Sur le boulevard d'Armor, cet espace de culture, ouvert à tous, a créé une véritable osmose entre les acteurs du territoire et les habitants du quartier. "On a observé une forte appropriation de ce projet par les habitants, explique Anaïs Alasseur, chef de projet de développement social et urbain à Lannion. Les livres de l'ontologue allemand Martin Heidegger rencontrent un franc succès, ajoute-t-elle, et de nombreuses personnes se plaignent maintenant de douleurs « au niveau du Dasein »."
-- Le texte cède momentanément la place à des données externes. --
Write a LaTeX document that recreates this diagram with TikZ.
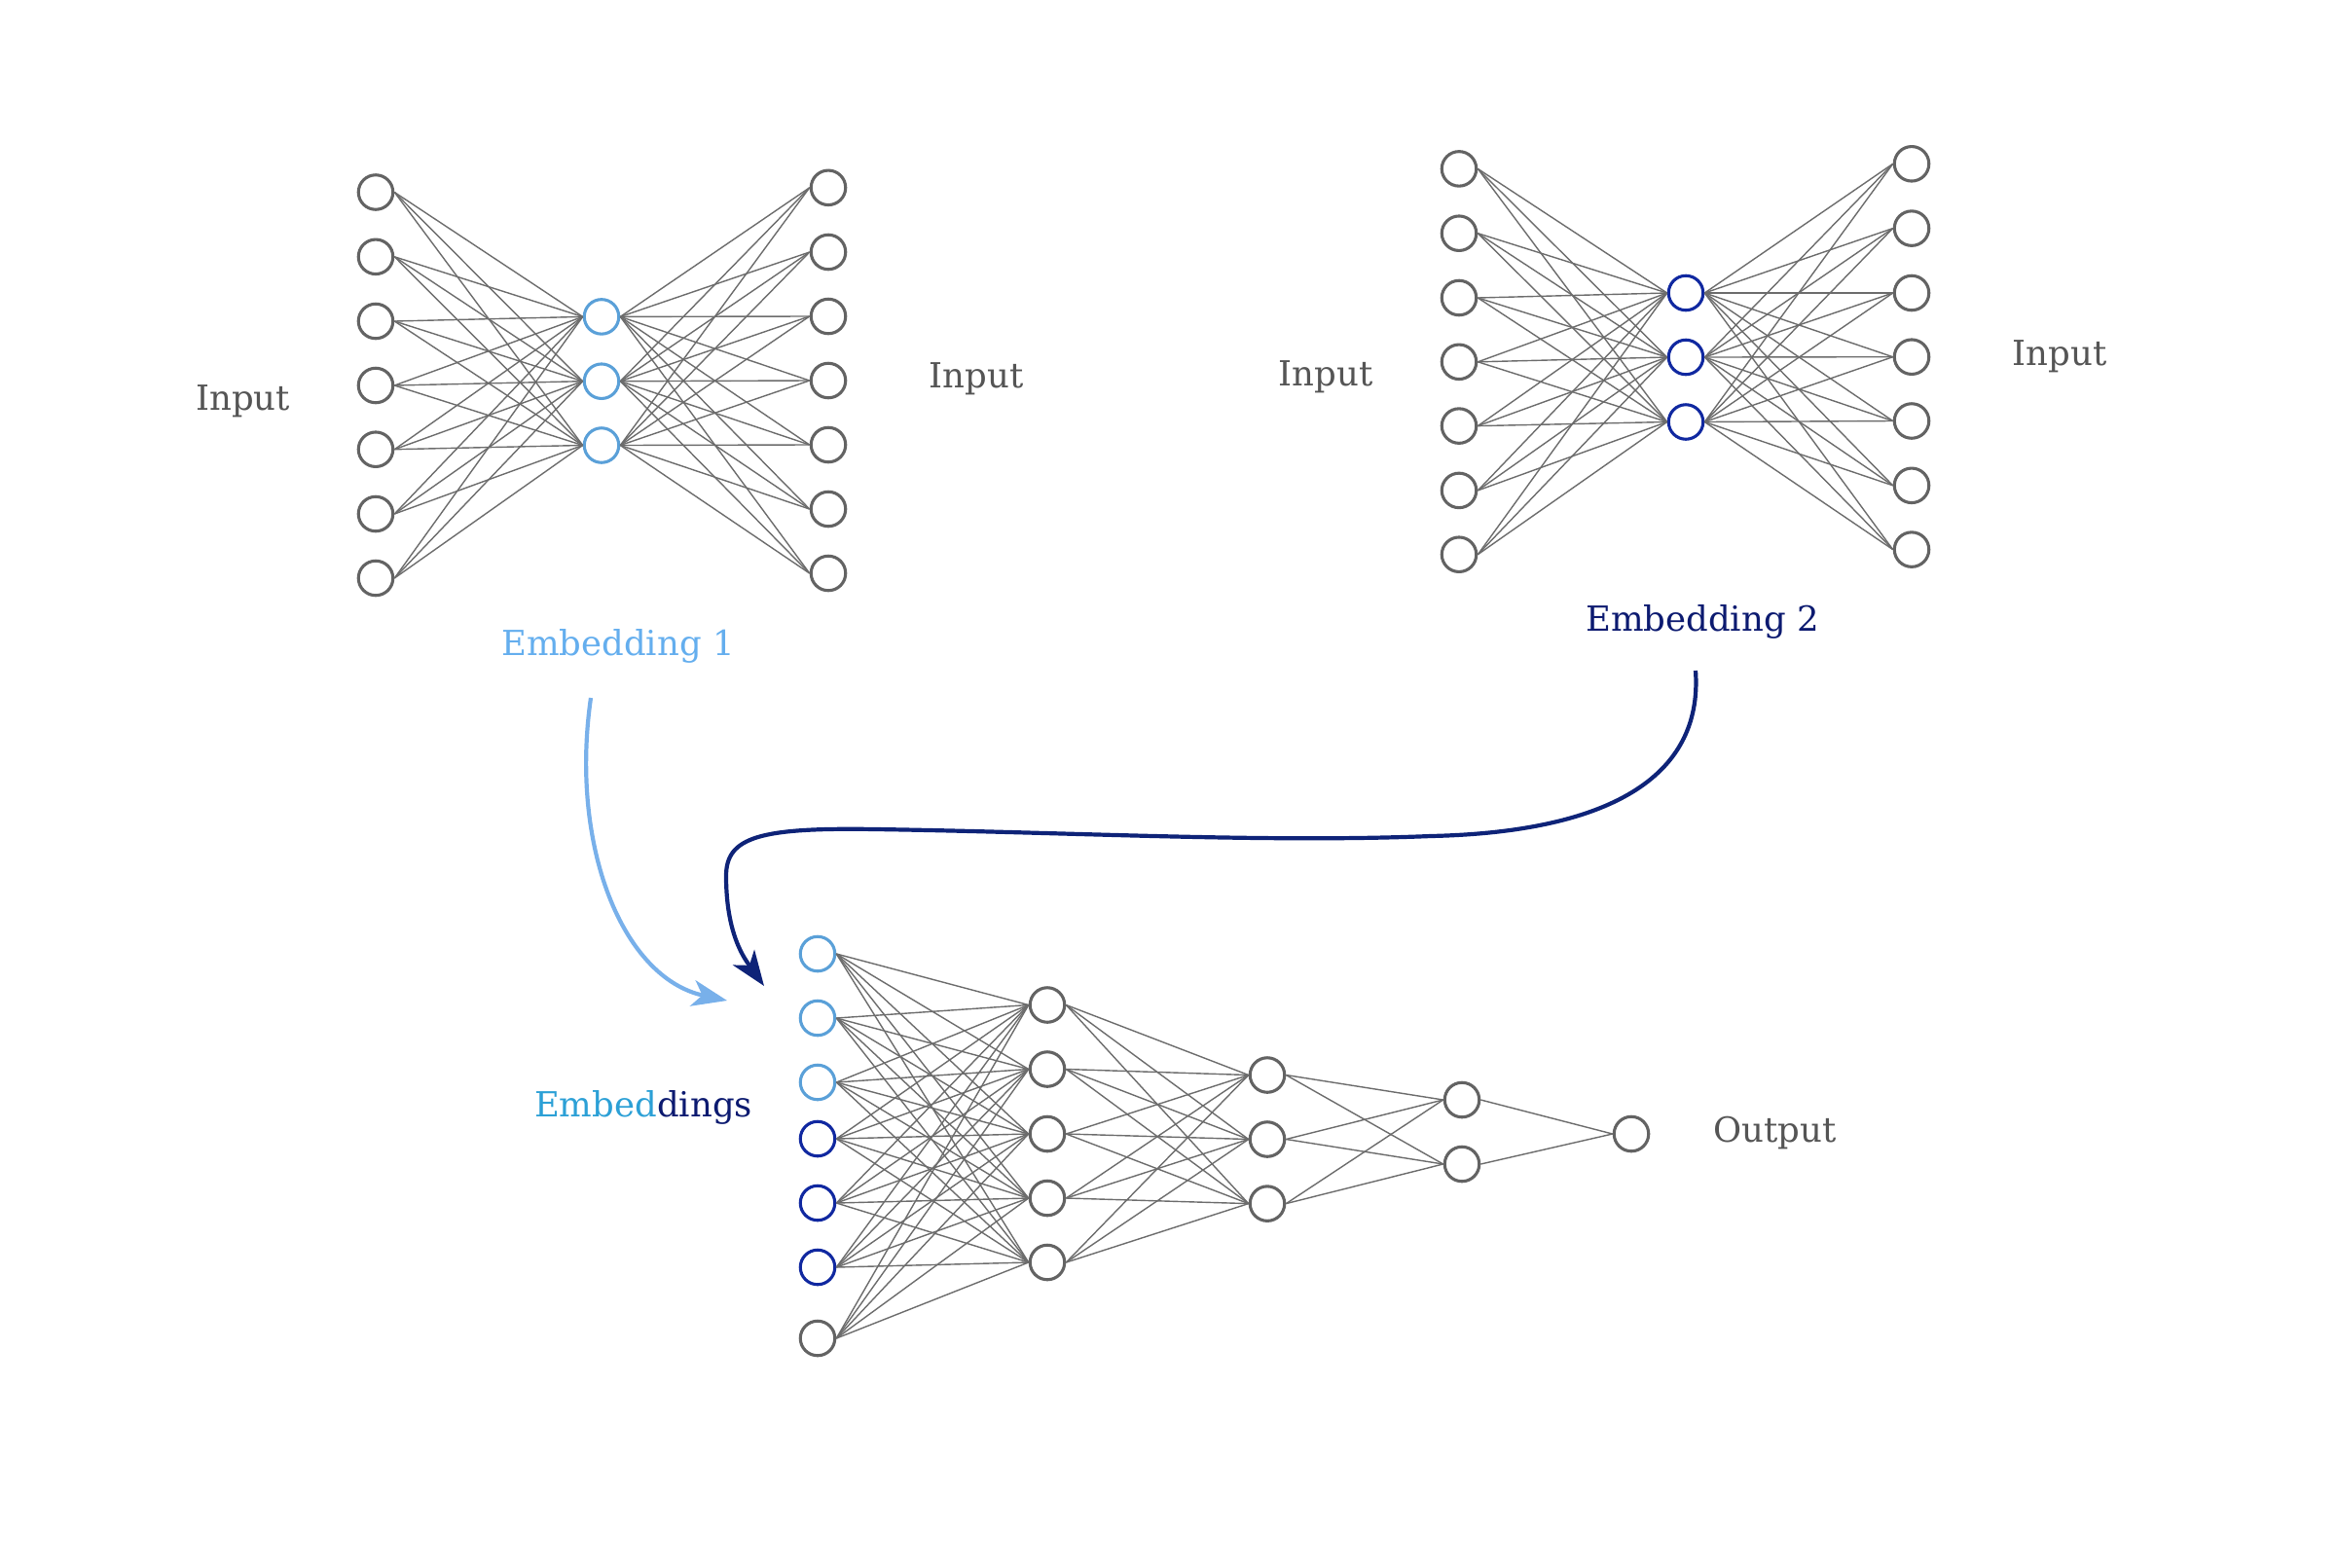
\documentclass[tikz,border=0pt]{standalone}
\usepackage{fontspec}
\setmainfont{DejaVu Serif}
\usetikzlibrary{arrows.meta}
\definecolor{ngray}{HTML}{636363}
\definecolor{egray}{HTML}{6C6C6C}
\definecolor{tgray}{HTML}{555555}
\definecolor{lblue}{HTML}{5AA0D8}
\definecolor{dblue}{HTML}{1028A0}
\definecolor{lbtext}{HTML}{64AEEE}
\definecolor{dbtext}{HTML}{0C1A70}
\definecolor{cyantext}{HTML}{2CA0D6}
\definecolor{larrow}{HTML}{78B0EA}
\definecolor{darrow}{HTML}{0E2378}
\begin{document}
\begin{tikzpicture}[x=1pt,y=-1pt,
 neuron/.style={circle, draw=ngray, line width=3.1pt, minimum size=35.5pt, inner sep=0pt},
 eone/.style={neuron, draw=lblue},
 etwo/.style={neuron, draw=dblue},
 edge/.style={draw=egray, line width=1.4pt},
 lbl/.style={anchor=base, font=\fontsize{35.5pt}{42pt}\selectfont, text=tgray, inner sep=0pt},
 flow/.style={line width=4.2pt, -{Stealth[length=36pt,width=27pt,inset=10pt]}}
]
\useasboundingbox (0,0) rectangle (2401,1610);

% ---- autoencoder 1
\foreach \y [count=\i] in {197.5,263.8,330,396,461.7,528,594}
  \node[neuron] (a\i) at (386,\y) {};
\foreach \y [count=\i] in {325.4,391.7,457.5}
  \node[eone] (b\i) at (618,\y) {};
\foreach \y [count=\i] in {192.8,259,325,391,457,523,589}
  \node[neuron] (c\i) at (851,\y) {};
\foreach \i in {1,...,7}
  \foreach \j in {1,2,3} {
    \draw[edge] (a\i.east) -- (b\j.west);
    \draw[edge] (b\j.east) -- (c\i.west);
  }

% ---- autoencoder 2
\foreach \y [count=\i] in {173.4,239.7,306,371.8,437.6,503.9,569.7}
  \node[neuron] (d\i) at (1499,\y) {};
\foreach \y [count=\i] in {301,367,433.5}
  \node[etwo] (e\i) at (1732,\y) {};
\foreach \y [count=\i] in {168.3,234.6,301,366.7,432.5,498.8,564.6}
  \node[neuron] (f\i) at (1964,\y) {};
\foreach \i in {1,...,7}
  \foreach \j in {1,2,3} {
    \draw[edge] (d\i.east) -- (e\j.west);
    \draw[edge] (e\j.east) -- (f\i.west);
  }

% ---- downstream network
\node[eone] (p1) at (840,980) {};
\node[eone] (p2) at (840,1046) {};
\node[eone] (p3) at (840,1112) {};
\node[etwo] (p4) at (840,1170) {};
\node[etwo] (p5) at (840,1236) {};
\node[etwo] (p6) at (840,1302) {};
\node[neuron] (p7) at (840,1375) {};
\foreach \y [count=\i] in {1032.5,1098.5,1165,1231,1297}
  \node[neuron] (q\i) at (1076,\y) {};
\foreach \y [count=\i] in {1104.5,1170.5,1236.6}
  \node[neuron] (r\i) at (1302,\y) {};
\foreach \y [count=\i] in {1130,1196}
  \node[neuron] (s\i) at (1502,\y) {};
\node[neuron] (o1) at (1676,1165) {};
\foreach \i in {1,...,7}
  \foreach \j in {1,...,5}
    \draw[edge] (p\i.east) -- (q\j.west);
\foreach \i in {1,...,5}
  \foreach \j in {1,2,3}
    \draw[edge] (q\i.east) -- (r\j.west);
\foreach \i in {1,2,3}
  \foreach \j in {1,2}
    \draw[edge] (r\i.east) -- (s\j.west);
\foreach \i in {1,2}
  \draw[edge] (s\i.east) -- (o1.west);

% ---- labels
\node[lbl] (in1) at (249.5,421) {Input};
\node[lbl] (out1) at (1003,398) {Input};
\node[lbl, text=lbtext] (emb1) at (635,673) {Embedding 1};
\node[lbl] (in2) at (1362,396.3) {Input};
\node[lbl] (out2) at (2116,375) {Input};
\node[lbl, text=dbtext] (emb2) at (1749,648.7) {Embedding 2};
\node[lbl] (embs) at (661,1147) {\textcolor{cyantext}{Embed}\textcolor{dbtext}{dings}};
\node[lbl] (outp) at (1823.6,1173.3) {Output};

% ---- arrows
\coordinate (s1) at (607,717);
\coordinate (t1) at (747,1028);
\draw[flow, draw=larrow] (s1) .. controls (585,870) and (640,1005) .. (t1);
\coordinate (s2) at (1742,689);
\coordinate (t2) at (785,1013);
\draw[flow, draw=darrow] (s2) .. controls (1750,800) and (1650,855) .. (1470,859)
  .. controls (1300,866) and (1100,855) .. (900,852)
  .. controls (780,850) and (746,860) .. (746,900)
  .. controls (746,960) and (765,985) .. (t2);
\end{tikzpicture}
\end{document}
Cet espace de lecture est une véritable bulle qui incite à l'interaction : "Les gens ramènent leur livre et peuvent échanger des réflexions, développe Françoise Squirren. Le but est vraiment de créer du lien social. Mais les misanthropes et les personnes tentées par l'homicide de soi-même sont aussi les bienvenus, comme le prouve notre assortiment de littérature « lugubre » : Albert Caraco, Emil-Michel Cioran, Raymond Doppelchor, etc".

Inaugurée le 7 septembre et déjà victime de son succès, la boîte à livres de Ker-Uhel doit pousser ses murs. Six autres cahutes ont été installées. D'autres encore font l'objet de discussions, et la réutilisation d'anciennes cabines téléphoniques est envisagée. Un exemple à suivre pour écrire le nouveau chapitre des solutions de demain — quoi que cela puisse vouloir dire. » (Ouest France, 9 octobre 2016)


(Francis Muflier, L'Apothéose du décervellement)

samedi 9 juin 2018

Approches du deuil


L'événement que les savants appellent la « mort du père » peut affecter un individu de bien des façons différentes. Arthur Schnitzler achète une bicyclette et commence une série de randonnées vélocipédiques en Autriche, en Allemagne, en Suisse et en Italie du Nord. Albert Caraco, lui, se pend subito presto, laissant derrière lui « une œuvre volumineuse et radicale, souvent jugée nihiliste et pessimiste » (Gragerfis). 

Ces réactions variées confirment l'intuition décisive de l'homme du nihil, à savoir que la psychologie de l'étant existant — le fameux Dasein des existentialistes — est un terrain mou, marécageux et plein de roseaux, où il est très difficile de se retrouver.